Relief SCENE:Refugees
Zanzibar Refugees Call Mogadishu Home
The Small Community Fled to Somalia in 2000
Abdulrashid Abdale Sa’id, Zanzibar Refugee Spokesman
Somalia Report
Abdulrashid Abdale Sa’id, Zanzibar Refugee Spokesman

Although Somalia has been embroiled in internal rivalry and conflicts for the last two decades, the war-ravaged Horn of Africa nation continues to host a different kind of refugees from an unlikely world - Zanzibar.

The opposition supporters from the Indian Ocean archipelago, a popular tourist destination, fled to the bullet-ridden Somali capital Mogadishu in 2000 to seek refuge following political disturbances in the beach islands.

Mogadishu is arguably the most dangerous place in the world. But it is currently hosting 65 households of Zanzibar refugees who ran away to escape the political violence back home.

The Zanzibar refugees are based at a building in Mogadishu, which was formerly occupied by the Somali Water Agency.

When Somalia Report visited the compound recently, we met some of the refugees and heard first-hand accounts about the ups and downs of living in Mogadishu.

“We are 65 families and we live inside this building, which used to house the water agency near Benadir junction. We are facing a humanitarian crisis,” said Abdirashi Abdalle Sa’id, a spokesman of the Zanzibari refugee community, adding that they have received little support from charitable agencies to cushion themselves from the ravaging drought and famine engulfing the country.

Somalia is facing the worst famine in 60 years. Tens of thousands of people have died, according to the United Nations. Around the Horn of Africa region, over 12 million people are affected by the worsening drought.

According to the spokesman, the Zanzibar refugees have been living in Mogadishu for the last ten years. But following the escalating humanitarian crisis unfolding in the region, life has drastically changed.

“Our daily life is very difficult and we haven't received any aid assistance following the drought. We are asking everyone, including the TFG to help us because we are refugees and we live in Somalia,” he pleaded.

The small group of Zanzibaris fled their homeland due to political conflicts, which followed the 2000 general elections. Some say, as supporters of the opposition party, Civic United Front (CUF), they fled to Somalia in fear of being persecuted by the government of the ruling party, (CCM). CUF refused to accept the outcome of the elections citing irregularities.

They first fled to neighboring Kenya, but later made their way to Mogadishu. But Sa’id says they hope to return home one day.

He says the Zanzibar refugees have been co-existed very well with Somalis and some have even intermarried with the locals.

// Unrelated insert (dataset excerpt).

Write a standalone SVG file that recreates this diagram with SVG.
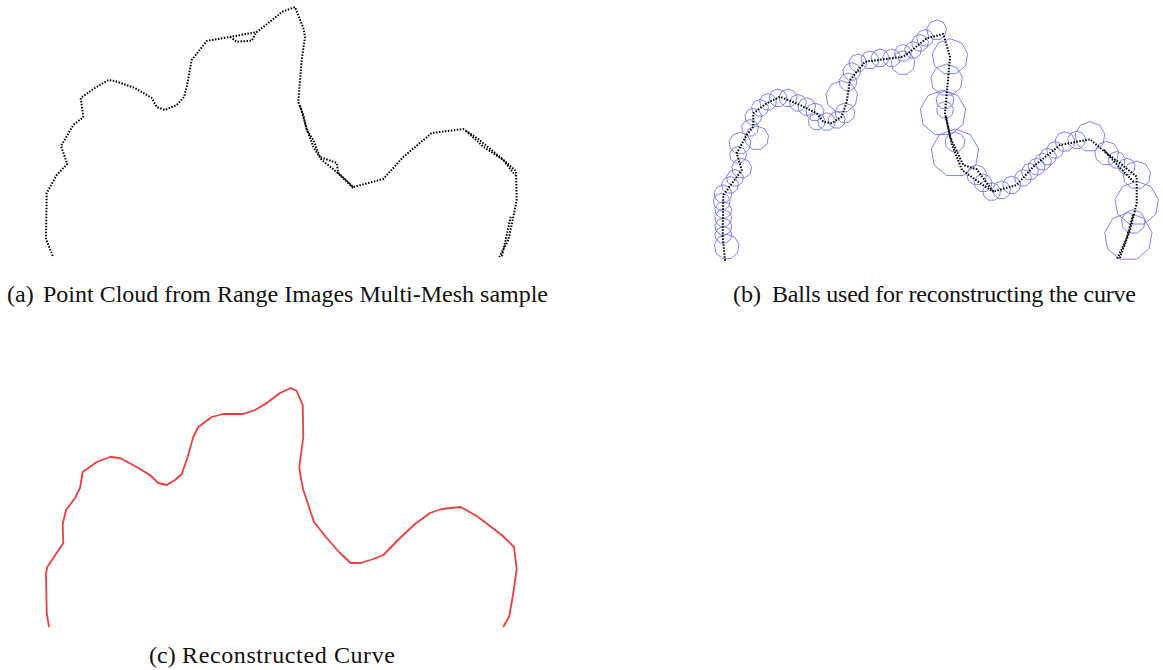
<svg xmlns="http://www.w3.org/2000/svg" xmlns:xlink="http://www.w3.org/1999/xlink" width="1163" height="670" viewBox="0 0 1163 670">
<style>
.dots{fill:none;stroke:#000;stroke-width:2;stroke-dasharray:1.5 1.5;stroke-linejoin:round}
.ball{fill:none;stroke:#7474f2;stroke-width:0.9}
.red{fill:none;stroke:#f43b3b;stroke-width:1.8;stroke-linejoin:round}
.cap{font-family:"Liberation Serif","Times New Roman",serif;font-size:24px;fill:#111}
</style>
<defs>
<path id="ng" class="ball" vector-effect="non-scaling-stroke" d="M0,-1 L0.643,-0.766 L0.985,-0.174 L0.866,0.5 L0.342,0.94 L-0.342,0.94 L-0.866,0.5 L-0.985,-0.174 L-0.643,-0.766 Z"/>
</defs>
<rect width="1163" height="670" fill="#fff"/>

<g id="panel-a">
<path class="dots" d="M52.7,256 L46,239 L46.7,193 L56.7,175 L67.3,164 L61,146 L73.3,125 L83.3,117 L80.7,98 L93.3,89 L108.3,80 L115,81 L135,88 L151.7,98 L156.7,107 L165,110 L176.7,105 L184,97 L186.7,87 L191.7,60 L206.7,41 L230,37 L256.7,32 L263.3,27 L278.3,15 L281.7,12 L295,7 L303.3,28 L305,37 L301.7,60 L298.3,102 L303.3,115 L306.7,130 L313.3,140 L320,157 L336.7,163 L338.3,173 L353.3,187 L383.3,179 L403.3,157 L431.7,133 L463.3,129 L478.3,139 L500,157 L516,171 L516.7,200 L512.7,220 L508.3,240 L499.3,257"/>
<path class="dots" d="M230,37 L236.7,41.7 L251.7,40.7 L256.7,31.7"/>
<path class="dots" d="M300,106 L305,123 L308.3,133 L313.3,147 L321.7,160 L336.7,172 L353.3,188"/>
<path class="dots" d="M466,131 L483.3,146.7 L503.3,160 L515,175"/>
<path class="dots" d="M510.7,216.7 L505,243 L501.7,256.7"/>
<text class="cap" x="7" y="302">(a)<tspan x="43" textLength="505" lengthAdjust="spacing">Point Cloud from Range Images Multi-Mesh sample</tspan></text>
</g>

<g id="panel-b">
<g id="balls">
<use xlink:href="#ng" transform="translate(726.7 246.7) scale(12.5)"/>
<use xlink:href="#ng" transform="translate(723.3 235) scale(8.5)"/>
<use xlink:href="#ng" transform="translate(723.3 226.7) scale(8.5)"/>
<use xlink:href="#ng" transform="translate(723.3 218.3) scale(8.5)"/>
<use xlink:href="#ng" transform="translate(723.3 210) scale(8.5)"/>
<use xlink:href="#ng" transform="translate(721.7 201.7) scale(8.5)"/>
<use xlink:href="#ng" transform="translate(723 194) scale(9)"/>
<use xlink:href="#ng" transform="translate(730 185) scale(8.5)"/>
<use xlink:href="#ng" transform="translate(735 178) scale(8.5)"/>
<use xlink:href="#ng" transform="translate(741.7 168.3) scale(10)"/>
<use xlink:href="#ng" transform="translate(738 155) scale(8.5)"/>
<use xlink:href="#ng" transform="translate(740 143.3) scale(11)"/>
<use xlink:href="#ng" transform="translate(756.7 138) scale(12)"/>
<use xlink:href="#ng" transform="translate(750 128) scale(8.5)"/>
<use xlink:href="#ng" transform="translate(753.3 116.7) scale(8.5)"/>
<use xlink:href="#ng" transform="translate(760 108) scale(8.5)"/>
<use xlink:href="#ng" transform="translate(768 102) scale(8.5)"/>
<use xlink:href="#ng" transform="translate(778 98) scale(9)"/>
<use xlink:href="#ng" transform="translate(788 98) scale(9)"/>
<use xlink:href="#ng" transform="translate(798 103) scale(8.5)"/>
<use xlink:href="#ng" transform="translate(806.7 106.7) scale(9)"/>
<use xlink:href="#ng" transform="translate(815 112) scale(9)"/>
<use xlink:href="#ng" transform="translate(816.7 121.7) scale(8.5)"/>
<use xlink:href="#ng" transform="translate(826.7 121.7) scale(9)"/>
<use xlink:href="#ng" transform="translate(836.7 120) scale(8.5)"/>
<use xlink:href="#ng" transform="translate(845 113) scale(10)"/>
<use xlink:href="#ng" transform="translate(841.7 96.7) scale(16)"/>
<use xlink:href="#ng" transform="translate(848 82) scale(9)"/>
<use xlink:href="#ng" transform="translate(851.7 71.7) scale(9)"/>
<use xlink:href="#ng" transform="translate(858 63) scale(9)"/>
<use xlink:href="#ng" transform="translate(870 60) scale(9)"/>
<use xlink:href="#ng" transform="translate(880 58) scale(9)"/>
<use xlink:href="#ng" transform="translate(891.7 58) scale(9)"/>
<use xlink:href="#ng" transform="translate(903 63) scale(12)"/>
<use xlink:href="#ng" transform="translate(903 53) scale(8.5)"/>
<use xlink:href="#ng" transform="translate(913 50) scale(8.5)"/>
<use xlink:href="#ng" transform="translate(920 43) scale(8.5)"/>
<use xlink:href="#ng" transform="translate(925 38) scale(8.5)"/>
<use xlink:href="#ng" transform="translate(936.7 30) scale(10)"/>
<use xlink:href="#ng" transform="translate(950 56.7) scale(18)"/>
<use xlink:href="#ng" transform="translate(946.7 80) scale(16)"/>
<use xlink:href="#ng" transform="translate(945 100) scale(9)"/>
<use xlink:href="#ng" transform="translate(945 110) scale(8.5)"/>
<use xlink:href="#ng" transform="translate(943 113) scale(23)"/>
<use xlink:href="#ng" transform="translate(955 142) scale(10)"/>
<use xlink:href="#ng" transform="translate(955 153) scale(24)"/>
<use xlink:href="#ng" transform="translate(976.7 175) scale(10)"/>
<use xlink:href="#ng" transform="translate(983 183) scale(9)"/>
<use xlink:href="#ng" transform="translate(991.7 191.7) scale(9)"/>
<use xlink:href="#ng" transform="translate(1001.7 190) scale(9)"/>
<use xlink:href="#ng" transform="translate(1011.7 185) scale(9)"/>
<use xlink:href="#ng" transform="translate(1023 178) scale(8.5)"/>
<use xlink:href="#ng" transform="translate(1030 171.7) scale(8.5)"/>
<use xlink:href="#ng" transform="translate(1036.7 166.7) scale(8.5)"/>
<use xlink:href="#ng" transform="translate(1043 161.7) scale(8.5)"/>
<use xlink:href="#ng" transform="translate(1048 156.7) scale(8.5)"/>
<use xlink:href="#ng" transform="translate(1055 150) scale(8.5)"/>
<use xlink:href="#ng" transform="translate(1065 141.7) scale(10)"/>
<use xlink:href="#ng" transform="translate(1076.7 140) scale(9)"/>
<use xlink:href="#ng" transform="translate(1090 136.7) scale(15)"/>
<use xlink:href="#ng" transform="translate(1106.7 153.3) scale(12)"/>
<use xlink:href="#ng" transform="translate(1116.7 160) scale(8.5)"/>
<use xlink:href="#ng" transform="translate(1126.7 166.7) scale(8.5)"/>
<use xlink:href="#ng" transform="translate(1136.7 175) scale(14)"/>
<use xlink:href="#ng" transform="translate(1136.7 203.3) scale(22)"/>
<use xlink:href="#ng" transform="translate(1133.3 221.7) scale(12)"/>
<use xlink:href="#ng" transform="translate(1128.3 236.7) scale(24)"/>
</g>
<path class="dots" d="M725,260.7 L722.7,236.7 L723.3,195 L733.3,181.7 L741.7,170 L736.7,153.3 L746.7,135 L753.3,126.7 L753.3,113.3 L766.7,103.3 L780,96.7 L800,105 L816.7,113.3 L823.3,121.7 L831.7,123.3 L841.7,116.7 L846.7,101.7 L850,80 L865,61.7 L883.3,59.3 L903.3,56.7 L910,51.7 L926.7,38.3 L943.3,34 L950,56.7 L948.3,76.7 L945,113.3 L950,136.7 L963.3,165 L976.7,169.3 L993.3,191.7 L1016.7,185 L1033.3,166.7 L1060,145 L1090,139.3 L1106.7,153.3 L1120,163.3 L1136.7,176.7 L1136.7,203.3 L1130,230 L1119.3,259.3"/>
<path class="dots" d="M946,117 L952,145 L962,170 L980,183 L993.3,191.7"/>
<path class="dots" d="M1104,150 L1120,168 L1134,182"/>
<path class="dots" d="M1133,215 L1126,240 L1117,259"/>
<text class="cap" x="733" y="302">(b)<tspan x="772" textLength="364" lengthAdjust="spacing">Balls used for reconstructing the curve</tspan></text>
</g>

<g id="panel-c">
<path class="red" d="M49,627 L46.7,613 L46,573 L47.3,567 L63.3,543 L62.7,524 L66,510 L75,498 L80,488 L82.7,472 L96.7,462 L110,457 L120,458 L136.7,467 L150,475 L158.3,483 L166.7,485 L175,480 L181.7,474 L187.3,458 L193.3,437 L198.3,427 L211.7,417 L223.3,414 L243.3,414 L255,410 L266.7,403 L280,393 L290.7,388 L296.7,391 L302.7,405 L303.3,437 L299.3,467 L300.7,477 L303.3,490 L314,522 L326.7,538 L340,553 L350.7,563 L360.7,563 L373.3,559 L383.3,555 L400,538 L415,524 L430,513 L441.7,509 L460.7,507 L476.7,516 L501.7,535 L514,547 L516.7,569 L513.3,593 L509.3,616 L503.3,627"/>
<text class="cap" x="149" y="663">(c)<tspan x="182" textLength="213" lengthAdjust="spacing">Reconstructed Curve</tspan></text>
</g>
</svg>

We have some of us married to Somali women and have got children," said Sa’id, who has been married to a Somali wife for the last two years.

“In Somalia, I have learned a lot of things, including how to deal with foreign people as a refugee,” he said.

Personal Stories

Mohamed Adam Suleyman is 35 years old and he has been staying in Mogadishu for the past 10 years. He is married to a Somali wife and both have two children.

“I am very happy to stay in Somalia as a refugee, because I have some peace of mind here although sometimes some problems do occur,” he told Somalia Report.

Abas Sa’id Abdalle is 32 years old and came from Zanzibar to seek refuge in Somalia. He now works as barber and says he has been doing this for the last three years. He earns an average of $5-$6 a day and spends $1.5 for rent each day. He says his savings for the last two years enabled him to marry a Somali wife.

Amina Ma’ow is a 30 year-old Somali woman married to a Zanzibari man. She said, “I love my husband because he is honest. He gives me everything he gets and he also respects my family.”

Many of the Zanzibar refugees, mostly Muslims, say they felt at home being in Mogadishu and are now fluent in Somali language in addition to understanding and appreciating the Somali culture.